Fri | Aug 18, 2017

Jaevion Nelson | Court bias and minority groups

Published:Thursday | July 21, 2016 | 7:00 AM

There have been a slate of human-rights cases across the region that raises concerns about how our courts treat with the rights of minority groups and the organisations that support them. In Belize, Caleb Orozco is challenging the buggery law; in Guyana, a group of four transgender persons are challenging laws which criminalise cross-dressing; and in Jamaica, there is an ongoing challenge to the buggery law.

In two of the above-mentioned cases, civil society organisations, as well as faith-based organisations, applied to intervene in the cases and give their perspectives on the matter before the courts. The courts have shown a clear bias in favour of faith-based organisations who have traditionally opposed the protection of the rights of lesbian, gay, bisexual and transgender (LGBT) persons. The dispensation of justice is slanted away from the LGBT population as, in all three cases, persons applying to intervene to support the challenges have been turned back by the courts. What the recent decision of the Supreme Court in Maurice Tomlinson v Attorney General has acknowledged is that the court is deeply concerned about public opinion rather than rules of law when coming to these decisions.

In Belize, UNIBAM - an organisation in defence of vulnerable populations - was originally an applicant in the Orozco case: they were held to have no standing. In Guyana, SASOD - an organisation advocating for sexual minorities - was an applicant in the cross-dressing case: they were also held to have no standing; and in Jamaica, the public defender was said not to have "sufficient interest" to intervene in the matter even though the office has a mandate to protect and enforce the rights of all Jamaicans. In all the cases, the courts have applied a strict approach to standing to ensure that the applicants - who are all members of the LGBT community - are left by themselves to face the giants of the Government and the Church.

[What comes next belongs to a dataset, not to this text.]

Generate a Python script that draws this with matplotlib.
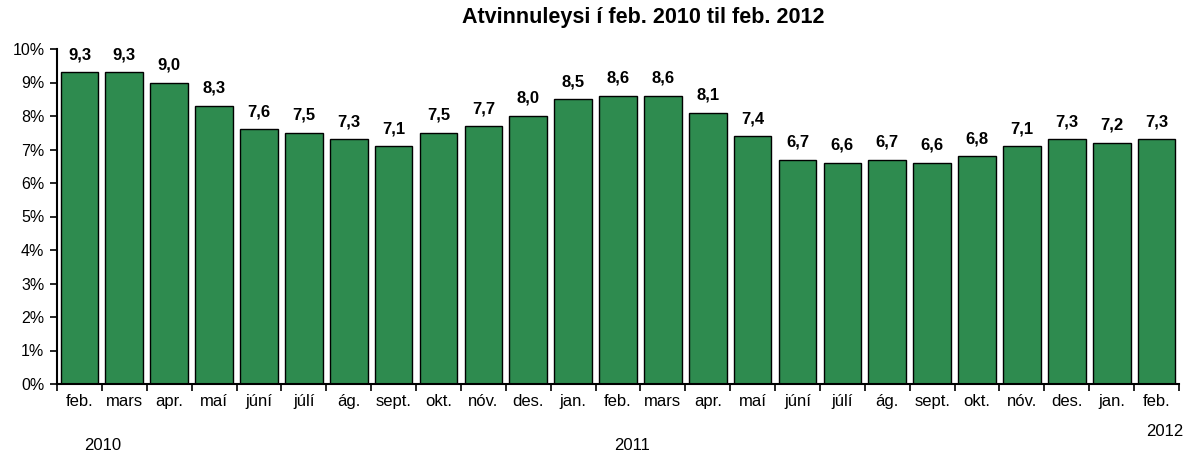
import matplotlib
matplotlib.use('Agg')
import matplotlib.pyplot as plt
import numpy as np

# Data
months = ["feb.", "mars", "apr.", "maí", "júní", "júlí", "ág.", "sept.", "okt.", "nóv.", "des.",
          "jan.", "feb.", "mars", "apr.", "maí", "júní", "júlí", "ág.", "sept.", "okt.", "nóv.", "des.",
          "jan.", "feb."]
rates = [9.3, 9.3, 9.0, 8.3, 7.6, 7.5, 7.3, 7.1, 7.5, 7.7, 8.0,
         8.5, 8.6, 8.6, 8.1, 7.4, 6.7, 6.6, 6.7, 6.6, 6.8, 7.1, 7.3,
         7.2, 7.3]
years = ["2010", "2011", "2012"]

plt.rcParams['font.family'] = ['Liberation Sans', 'DejaVu Sans']

fig = plt.figure(figsize=(11.88, 4.53), dpi=100)
ax = fig.add_axes([57 / 1188, 1 - 384 / 453, 1122 / 1188, 335 / 453])

x = np.arange(len(rates))
bars = ax.bar(x, rates, width=0.84, color='#2e8b4f', edgecolor='black', linewidth=1.0, zorder=2)

# Value labels above each bar
for bar, v in zip(bars, rates):
    ax.text(bar.get_x() + bar.get_width() / 2, v + 0.3, f"{v:.1f}".replace('.', ','),
            ha='center', va='bottom', fontsize=12, fontweight='bold')

ax.set_xlim(-0.5, len(rates) - 0.5)
ax.set_ylim(0, 10)
ax.set_yticks(range(0, 11))
ax.set_yticklabels([f"{i}%" for i in range(0, 11)], fontsize=11.5)

# Category ticks at boundaries, labels at centers
ax.set_xticks(np.arange(-0.5, len(rates)), minor=False)
ax.set_xticklabels([])
ax.set_xticks(x, minor=True)
ax.set_xticklabels(months, minor=True, fontsize=12)
ax.tick_params(axis='x', which='minor', length=0, pad=7)
ax.tick_params(axis='x', which='major', length=5, width=1.2, direction='out')
ax.tick_params(axis='y', length=5, width=1.2, direction='out', pad=4)

for side in ['top', 'right']:
    ax.spines[side].set_visible(False)
ax.spines['left'].set_linewidth(1.5)
ax.spines['bottom'].set_linewidth(1.5)

# Year labels
fig.text(103 / 1188, 1 - 445 / 453, years[0], ha='center', va='center', fontsize=12)
fig.text(632 / 1188, 1 - 445 / 453, years[1], ha='center', va='center', fontsize=12)
fig.text(1165 / 1188, 1 - 432 / 453, years[2], ha='center', va='center', fontsize=12)

fig.text(643 / 1188, 1 - 18 / 453, "Atvinnuleysi í feb. 2010 til feb. 2012",
         ha='center', va='center', fontsize=15.5, fontweight='bold')

fig.savefig('out.png', dpi=100)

In Jamaica, in particular, the bias is palpable. The Supreme Court, relying on the Civil Procedure Rules, allowed four faith-based organisations to intervene in the application by advocating for a broad interpretation of the applicable rules, but was very restrictive in their approach to the Office of the Public Defender. The result is that the applicant, a private citizen claiming that his rights are being breached, will have to face not only the Government, but four emissaries of the Church.

 

UNJUST AND DUPLICITOUS

 

It is critical that various organisations, including faith-based ones, have an opportunity to share their perspectives on issues of national importance. However, it is quite duplicitous and unjust for the court to give the Church a wide platform to share their views and, in the same breath, deny standing to those organisations that have a legitimate interest in the outcome of the case given the various communities they serve. Laws criminalising consensual sex between men and cross-dressing more directly impact the LGBT community than the Church. If church representatives are afforded the chance to have a say, how is it fair by any measure for organisations who serve the LGBT community to be excluded from this process?

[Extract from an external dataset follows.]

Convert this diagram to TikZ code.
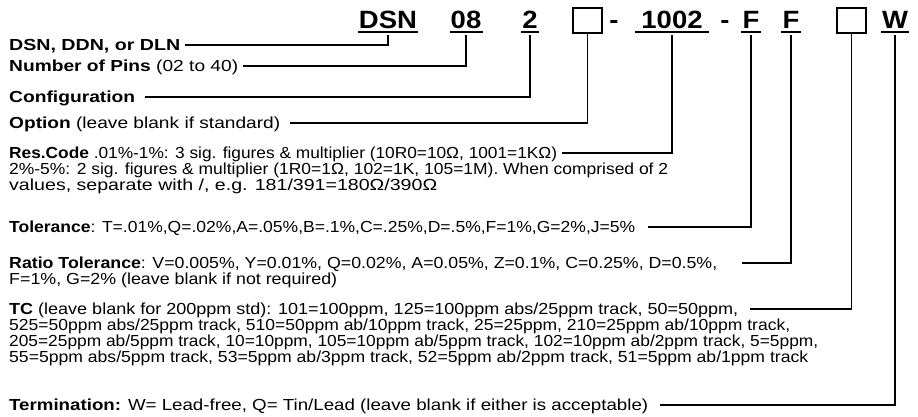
\documentclass[tikz,border=0pt]{standalone}
\usepackage{graphicx}
\usepackage{fontspec}
\setmainfont[FakeStretch=1.1]{Liberation Sans}
\newcommand{\fitw}[2]{\resizebox{#1pt}{\height}{#2}}
\tikzset{
  rowtext/.style={anchor=west, inner xsep=5pt, inner ysep=0pt, text height=12pt, text depth=0.5pt},
  moretext/.style={anchor=base west, inner xsep=5pt, inner ysep=0pt},
  codetext/.style={anchor=base, font=\fontsize{25}{25}\selectfont\bfseries, inner xsep=1pt, inner ysep=4pt, text depth=0pt},
  codebox/.style={draw, line width=1.6pt, minimum width=29pt, minimum height=25pt, inner sep=0pt},
  lead/.style={line width=1.6pt},
}
\begin{document}
\begin{tikzpicture}[x=1pt, y=-1pt, font=\fontsize{16}{16}\selectfont]
	\useasboundingbox (0,0) rectangle (918,416);
	
	% Bestellnummer oben
	\node[codetext] (dsn) at (388,28) {DSN};
	\node[codetext] (pins) at (466,28) {08};
	\node[codetext] (cfg) at (530,28) {2};
	\node[codebox] (optbox) at (587.5,20.5) {};
	\node[codetext] (dashA) at (614,28) {-};
	\node[codetext, inner xsep=6pt] (resc) at (672,28) {1002};
	\node[codetext] (dashB) at (725,28) {-};
	\node[codetext] (tolc) at (751,28) {F};
	\node[codetext] (rtolc) at (791,28) {F};
	\node[codebox] (tcbox) at (851.5,20.5) {};
	\node[codetext] (termc) at (895,28) {W};
	\foreach \n in {dsn,pins,cfg,resc,tolc,rtolc,termc}
		\draw[lead] (\n.south west) -- (\n.south east);
	
	% Erklaerungen links
	\node[rowtext] (dsnrow) at (4,45) {\fitw{171}{\textbf{DSN, DDN, or DLN}}};
	\node[rowtext] (pinsrow) at (4,66) {\fitw{229}{\textbf{Number of Pins} (02 to 40)}};
	\node[rowtext] (cfgrow) at (4,97) {\fitw{126}{\textbf{Configuration}}};
	\node[rowtext] (optrow) at (4,123) {\fitw{271}{\textbf{Option} (leave blank if standard)}};
	\node[rowtext] (rescrow) at (4,153) {\fitw{548}{\textbf{Res.Code} .01\%-1\%: 3 sig. figures \& multiplier (10R0=10Ω, 1001=1KΩ)}};
	\node[moretext] (rescrowb) at (4,174.75) {\fitw{659}{2\%-5\%: 2 sig. figures \& multiplier (1R0=1Ω, 102=1K, 105=1M). When comprised of 2}};
	\node[moretext] (rescrowc) at (4,190.75) {\fitw{428}{values, separate with /, e.g. 181/391=180Ω/390Ω}};
	\node[rowtext] (tolrow) at (4,227) {\fitw{626}{\textbf{Tolerance}: T=.01\%,Q=.02\%,A=.05\%,B=.1\%,C=.25\%,D=.5\%,F=1\%,G=2\%,J=5\%}};
	\node[rowtext] (rtolrow) at (4,263) {\fitw{708}{\textbf{Ratio Tolerance}: V=0.005\%, Y=0.01\%, Q=0.02\%, A=0.05\%, Z=0.1\%, C=0.25\%, D=0.5\%,}};
	\node[moretext] (rtolrowb) at (4,284.75) {\fitw{328}{F=1\%, G=2\% (leave blank if not required)}};
	\node[rowtext] (tcrow) at (4,309) {\fitw{729}{\textbf{TC} (leave blank for 200ppm std): 101=100ppm, 125=100ppm abs/25ppm track, 50=50ppm,}};
	\node[moretext] (tcrowb) at (4,330.75) {\fitw{781}{525=50ppm abs/25ppm track, 510=50ppm ab/10ppm track, 25=25ppm, 210=25ppm ab/10ppm track,}};
	\node[moretext] (tcrowc) at (4,346.75) {\fitw{809}{205=25ppm ab/5ppm track, 10=10ppm, 105=10ppm ab/5ppm track, 102=10ppm ab/2ppm track, 5=5ppm,}};
	\node[moretext] (tcrowd) at (4,362.75) {\fitw{799}{55=5ppm abs/5ppm track, 53=5ppm ab/3ppm track, 52=5ppm ab/2ppm track, 51=5ppm ab/1ppm track}};
	\node[rowtext] (termrow) at (4,405) {\fitw{639}{\textbf{Termination:} W= Lead-free, Q= Tin/Lead (leave blank if either is acceptable)}};
	
	% Verbindungslinien
	\draw[lead, shorten >=3pt] (dsnrow.east) -| (dsn.south);
	\draw[lead, shorten >=3pt] (pinsrow.east) -| (pins.south);
	\draw[lead, shorten >=3pt] ([xshift=5pt]cfgrow.east) -| (cfg.south);
	\draw[lead] ([xshift=5pt]optrow.east) -| (optbox.south);
	\draw[lead, shorten >=3pt] (rescrow.east) -| (resc.south);
	\draw[lead, shorten >=3pt] ([xshift=8pt]tolrow.east) -| (tolc.south);
	\draw[lead, shorten >=3pt] ([xshift=20pt]rtolrow.east) -| (rtolc.south);
	\draw[lead] ([xshift=7pt]tcrow.east) -| (tcbox.south);
	\draw[lead, shorten >=3pt] ([xshift=7pt]termrow.east) -| (termc.south);
\end{tikzpicture}
\end{document}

Even more alarming is the concern that was placed by the Supreme Court on public opinion in deciding that the public defender would not have standing. The judge adopted the view that the public defender ought to be excluded from the case because it would "alienate a section of the society". This is not an argument based in law. It also completely ignores the role of the public defender as a guardian of the rights of all Jamaicans, regardless of sexual orientation and gender identity. What the court has done is demonstrate that it is more interested in preserving the status quo regardless of the fact that the status quo involves a denial of rights to minority groups.

Perhaps judges need to be sensitised as to the role of civil society in the democratic process and, in particular, their capacity and expertise in human-rights matters, given their closeness to vulnerable groups.

Justice must be seen to be done. In the eyes of many persons, it seems the justice system regionally is colluding with the wider majority to ensure the rights of LGBT persons are not protected. And with a ruling that says Christians who hold two conventions and a few anti-gay marches are experts on sexuality and buggery, how can we blame them?